SARAJEVO/BIHAC (Reuters) - Bosnia is struggling to cope with the arrival of thousands of migrants and refugees, many of whom are sleeping in parks in the capital and other towns as they seek passage into western Europe.
The country’s asylum center has 200 beds and 80 to 150 people have arrived each day this month, Security Minister Dragan Mektic said on Monday.
About 4,000 people from Syria, Iraq, Turkey, Algeria and Afghanistan have entered Bosnia this year compared with 755 in 2017 and up to 1,500 are stuck there. Many have faced perilous journeys.
“I was sent back from Croatia six times,” said Omar from Iraq, who arrived in Bosnia with his younger brother after spending two years in Greece. Omar declined to give his last name.
“I must get to Germany because all my family is there,” said the 19-year-old, echoing many others who spoke in the empty old building in Bihac near the Croatian border where he stayed.
More than a million migrants came to Europe in 2015. The so-called Balkan route into western Europe via Turkey, Greece, Macedonia and Serbia was shut in 2016 when Turkey agreed to stop the flow in return for EU aid and a promise of visa-free travel for its own citizens.
But since autumn, following stricter border controls between Serbia, Hungary and Croatia, smugglers have created a new route from Greece via Albania, Montenegro and Bosnia to Croatia and western Europe.
Migrants stranded in Serbia since 2016 are also increasingly crossing to Bosnia and many Iranians are also taking advantage of a visa-free regime introduced last year between Serbia and Iran.
While the International Organisation for Migration (IOM) expects arrivals to continue on average of 350-400 a week, Adnan Tatarevic from Pomozi.ba, a Sarajevo-based NGO that has helped migrants since January, says the numbers are higher.
“We expect about 50,000 arrivals by the end of the year,” Tatarevic told Reuters.
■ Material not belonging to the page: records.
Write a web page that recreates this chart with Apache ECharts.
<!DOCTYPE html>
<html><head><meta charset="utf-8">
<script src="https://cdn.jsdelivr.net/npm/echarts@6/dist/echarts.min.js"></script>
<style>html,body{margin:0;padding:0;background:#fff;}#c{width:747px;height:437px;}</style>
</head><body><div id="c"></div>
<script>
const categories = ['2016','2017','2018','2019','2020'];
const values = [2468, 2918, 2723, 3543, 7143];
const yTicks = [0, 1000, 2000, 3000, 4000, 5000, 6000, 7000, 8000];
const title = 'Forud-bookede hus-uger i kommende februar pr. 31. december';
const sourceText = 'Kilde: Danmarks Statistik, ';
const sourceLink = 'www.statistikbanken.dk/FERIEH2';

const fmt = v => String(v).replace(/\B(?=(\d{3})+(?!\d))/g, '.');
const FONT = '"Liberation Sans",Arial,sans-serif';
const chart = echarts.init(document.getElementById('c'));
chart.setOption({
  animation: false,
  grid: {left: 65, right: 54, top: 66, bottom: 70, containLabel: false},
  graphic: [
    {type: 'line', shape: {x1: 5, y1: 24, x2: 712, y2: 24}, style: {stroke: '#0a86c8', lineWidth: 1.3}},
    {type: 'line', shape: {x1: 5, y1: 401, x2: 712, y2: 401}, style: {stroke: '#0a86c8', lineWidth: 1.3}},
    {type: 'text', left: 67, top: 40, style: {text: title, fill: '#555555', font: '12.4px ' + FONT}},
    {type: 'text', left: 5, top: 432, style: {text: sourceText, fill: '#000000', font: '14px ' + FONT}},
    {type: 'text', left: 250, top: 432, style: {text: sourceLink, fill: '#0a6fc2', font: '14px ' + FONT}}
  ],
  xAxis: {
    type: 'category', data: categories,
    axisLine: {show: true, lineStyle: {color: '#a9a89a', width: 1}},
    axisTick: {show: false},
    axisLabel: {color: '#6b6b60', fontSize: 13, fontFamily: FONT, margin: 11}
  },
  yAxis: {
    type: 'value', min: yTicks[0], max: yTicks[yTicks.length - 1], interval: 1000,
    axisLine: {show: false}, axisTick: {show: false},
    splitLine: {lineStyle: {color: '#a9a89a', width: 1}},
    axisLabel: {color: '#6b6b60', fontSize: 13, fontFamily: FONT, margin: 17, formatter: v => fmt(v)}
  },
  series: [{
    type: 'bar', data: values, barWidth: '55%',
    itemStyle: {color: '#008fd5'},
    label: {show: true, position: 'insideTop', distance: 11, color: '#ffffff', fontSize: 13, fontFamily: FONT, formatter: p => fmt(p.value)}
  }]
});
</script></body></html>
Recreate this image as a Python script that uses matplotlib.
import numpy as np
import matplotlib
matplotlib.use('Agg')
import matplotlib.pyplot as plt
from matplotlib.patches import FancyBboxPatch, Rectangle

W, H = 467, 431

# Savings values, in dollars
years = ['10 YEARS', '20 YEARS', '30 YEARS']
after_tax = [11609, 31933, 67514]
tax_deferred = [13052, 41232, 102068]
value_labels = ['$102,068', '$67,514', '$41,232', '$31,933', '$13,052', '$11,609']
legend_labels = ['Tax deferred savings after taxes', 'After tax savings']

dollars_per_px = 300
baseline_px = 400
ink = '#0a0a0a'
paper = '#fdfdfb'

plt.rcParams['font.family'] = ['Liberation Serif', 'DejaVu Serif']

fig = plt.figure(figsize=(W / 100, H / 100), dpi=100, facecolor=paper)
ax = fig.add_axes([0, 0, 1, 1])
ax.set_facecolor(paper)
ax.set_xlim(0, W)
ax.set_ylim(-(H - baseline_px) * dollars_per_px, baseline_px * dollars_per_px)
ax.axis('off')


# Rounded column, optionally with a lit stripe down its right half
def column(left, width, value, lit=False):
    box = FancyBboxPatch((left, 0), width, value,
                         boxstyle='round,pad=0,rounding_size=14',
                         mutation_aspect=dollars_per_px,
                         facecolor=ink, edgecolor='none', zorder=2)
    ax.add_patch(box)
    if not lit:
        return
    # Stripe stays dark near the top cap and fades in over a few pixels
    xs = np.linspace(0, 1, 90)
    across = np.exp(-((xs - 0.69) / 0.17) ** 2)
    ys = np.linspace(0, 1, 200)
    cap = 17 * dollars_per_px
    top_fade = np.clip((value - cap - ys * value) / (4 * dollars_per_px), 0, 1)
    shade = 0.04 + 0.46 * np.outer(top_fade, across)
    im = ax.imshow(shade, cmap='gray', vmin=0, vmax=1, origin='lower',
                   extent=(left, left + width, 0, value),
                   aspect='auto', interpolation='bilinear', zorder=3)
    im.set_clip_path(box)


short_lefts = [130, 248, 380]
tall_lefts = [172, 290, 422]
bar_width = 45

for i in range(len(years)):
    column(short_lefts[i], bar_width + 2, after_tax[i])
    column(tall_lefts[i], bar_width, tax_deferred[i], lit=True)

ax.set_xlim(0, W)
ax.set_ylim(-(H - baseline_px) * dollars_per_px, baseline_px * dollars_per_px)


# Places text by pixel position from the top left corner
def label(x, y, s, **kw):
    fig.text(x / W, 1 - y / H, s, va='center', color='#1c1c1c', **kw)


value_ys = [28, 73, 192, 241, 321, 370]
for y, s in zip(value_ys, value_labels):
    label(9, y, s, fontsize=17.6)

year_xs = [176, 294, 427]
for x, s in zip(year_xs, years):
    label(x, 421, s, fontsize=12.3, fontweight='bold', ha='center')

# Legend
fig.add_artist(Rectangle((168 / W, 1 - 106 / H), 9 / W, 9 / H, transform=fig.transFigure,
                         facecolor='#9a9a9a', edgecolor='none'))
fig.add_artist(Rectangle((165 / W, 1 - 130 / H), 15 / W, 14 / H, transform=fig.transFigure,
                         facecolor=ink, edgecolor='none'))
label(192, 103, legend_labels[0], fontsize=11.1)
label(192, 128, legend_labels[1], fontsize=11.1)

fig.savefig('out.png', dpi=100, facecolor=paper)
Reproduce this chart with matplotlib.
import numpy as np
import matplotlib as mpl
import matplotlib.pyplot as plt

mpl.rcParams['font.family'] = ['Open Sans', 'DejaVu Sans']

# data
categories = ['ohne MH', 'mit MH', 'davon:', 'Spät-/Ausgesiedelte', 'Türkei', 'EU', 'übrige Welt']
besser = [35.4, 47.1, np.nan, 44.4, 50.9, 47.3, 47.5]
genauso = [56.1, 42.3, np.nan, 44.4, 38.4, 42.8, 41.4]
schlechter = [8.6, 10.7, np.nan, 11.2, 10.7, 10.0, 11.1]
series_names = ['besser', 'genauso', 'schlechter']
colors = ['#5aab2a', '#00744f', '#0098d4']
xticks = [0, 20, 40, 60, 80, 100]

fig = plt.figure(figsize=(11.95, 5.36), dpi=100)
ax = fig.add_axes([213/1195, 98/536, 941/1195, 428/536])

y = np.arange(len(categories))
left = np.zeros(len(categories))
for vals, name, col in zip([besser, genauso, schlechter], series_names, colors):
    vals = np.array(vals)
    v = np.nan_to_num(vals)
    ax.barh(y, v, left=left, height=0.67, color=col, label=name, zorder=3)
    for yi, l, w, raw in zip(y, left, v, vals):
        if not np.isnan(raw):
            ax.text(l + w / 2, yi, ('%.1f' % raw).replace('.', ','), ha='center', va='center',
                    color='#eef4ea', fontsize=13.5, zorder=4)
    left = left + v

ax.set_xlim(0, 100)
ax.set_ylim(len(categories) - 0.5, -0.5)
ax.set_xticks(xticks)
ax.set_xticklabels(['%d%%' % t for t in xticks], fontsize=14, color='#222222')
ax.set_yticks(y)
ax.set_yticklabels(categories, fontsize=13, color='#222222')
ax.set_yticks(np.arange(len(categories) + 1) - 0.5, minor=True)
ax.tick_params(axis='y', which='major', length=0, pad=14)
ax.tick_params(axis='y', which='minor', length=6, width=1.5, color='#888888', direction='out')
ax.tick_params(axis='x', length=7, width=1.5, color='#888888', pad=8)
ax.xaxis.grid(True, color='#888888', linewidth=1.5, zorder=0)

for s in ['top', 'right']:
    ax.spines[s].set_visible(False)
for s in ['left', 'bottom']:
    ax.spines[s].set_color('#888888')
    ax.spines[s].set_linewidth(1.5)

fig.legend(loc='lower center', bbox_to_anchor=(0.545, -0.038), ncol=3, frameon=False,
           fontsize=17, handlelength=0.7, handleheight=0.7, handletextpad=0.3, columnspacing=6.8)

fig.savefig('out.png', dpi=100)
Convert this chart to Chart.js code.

International groups helping migrants have urged the government to accommodate people sleeping rough.
“The longer we wait to put accommodation and everything with it in place, the risk is we are creating ... a mini-humanitarian crisis,” said Peter Van Der Auweraert, IOM’s western Balkans coordinator. “It has to be done not in two months time but ... next week.”
Authorities in Sarajevo and the northwestern town of Bihac asked central government for help, saying they worried about health risks given the warmer weather and deteriorating public hygiene. The two cities are also tourism destinations.
Non-governmental organizations and residents, some of whom became refugees themselves during Bosnia’s 1992-95 war, have helped migrants for months but now say they struggle to cope.
Government ministers on Monday pledged to move the migrants to alternative accommodation but warned Bosnia could be forced to close borders unless the migrants can continue their journeys to other EU countries.